§ What the task requires: Repeat exactly what appears from the opening line of the listing to the line with "plt.rcParams['font.family'] = ['Liberation", inclusive.

§ Charts and diagrams as code:

──────

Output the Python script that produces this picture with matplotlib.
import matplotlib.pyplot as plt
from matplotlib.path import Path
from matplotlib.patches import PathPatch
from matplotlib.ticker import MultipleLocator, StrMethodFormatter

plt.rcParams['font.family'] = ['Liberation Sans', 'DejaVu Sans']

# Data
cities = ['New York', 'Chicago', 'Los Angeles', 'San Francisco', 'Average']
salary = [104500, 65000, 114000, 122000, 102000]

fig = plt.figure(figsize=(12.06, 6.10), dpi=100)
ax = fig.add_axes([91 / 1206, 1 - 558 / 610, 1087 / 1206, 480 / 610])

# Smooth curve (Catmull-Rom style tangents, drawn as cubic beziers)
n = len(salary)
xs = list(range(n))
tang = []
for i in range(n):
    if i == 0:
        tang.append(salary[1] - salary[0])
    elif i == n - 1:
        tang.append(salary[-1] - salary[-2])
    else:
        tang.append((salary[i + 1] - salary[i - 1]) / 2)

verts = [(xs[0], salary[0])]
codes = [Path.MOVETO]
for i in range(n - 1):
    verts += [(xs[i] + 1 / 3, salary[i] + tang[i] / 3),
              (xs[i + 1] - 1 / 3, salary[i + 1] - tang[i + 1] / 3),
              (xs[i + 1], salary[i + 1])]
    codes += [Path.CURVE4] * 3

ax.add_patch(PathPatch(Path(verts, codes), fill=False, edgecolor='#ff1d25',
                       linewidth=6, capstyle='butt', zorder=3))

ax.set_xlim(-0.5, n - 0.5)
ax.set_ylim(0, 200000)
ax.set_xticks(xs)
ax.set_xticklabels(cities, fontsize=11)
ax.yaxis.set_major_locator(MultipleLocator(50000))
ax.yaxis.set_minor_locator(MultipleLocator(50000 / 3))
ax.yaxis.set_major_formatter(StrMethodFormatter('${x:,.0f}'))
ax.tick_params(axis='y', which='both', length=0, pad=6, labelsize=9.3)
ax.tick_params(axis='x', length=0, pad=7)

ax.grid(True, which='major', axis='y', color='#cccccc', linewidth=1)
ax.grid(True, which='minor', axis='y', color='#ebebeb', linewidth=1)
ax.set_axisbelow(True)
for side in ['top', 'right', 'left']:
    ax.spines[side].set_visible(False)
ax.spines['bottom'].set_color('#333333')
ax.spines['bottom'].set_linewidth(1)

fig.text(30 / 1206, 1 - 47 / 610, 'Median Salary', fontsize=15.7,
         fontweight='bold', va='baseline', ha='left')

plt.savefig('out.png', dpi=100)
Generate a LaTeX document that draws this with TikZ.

──────

§ Full solution:
Output the Python script that produces this picture with matplotlib.
import matplotlib.pyplot as plt
from matplotlib.path import Path
from matplotlib.patches import PathPatch
from matplotlib.ticker import MultipleLocator, StrMethodFormatter

plt.rcParams['font.family'] = ['Liberation Sans', 'DejaVu Sans']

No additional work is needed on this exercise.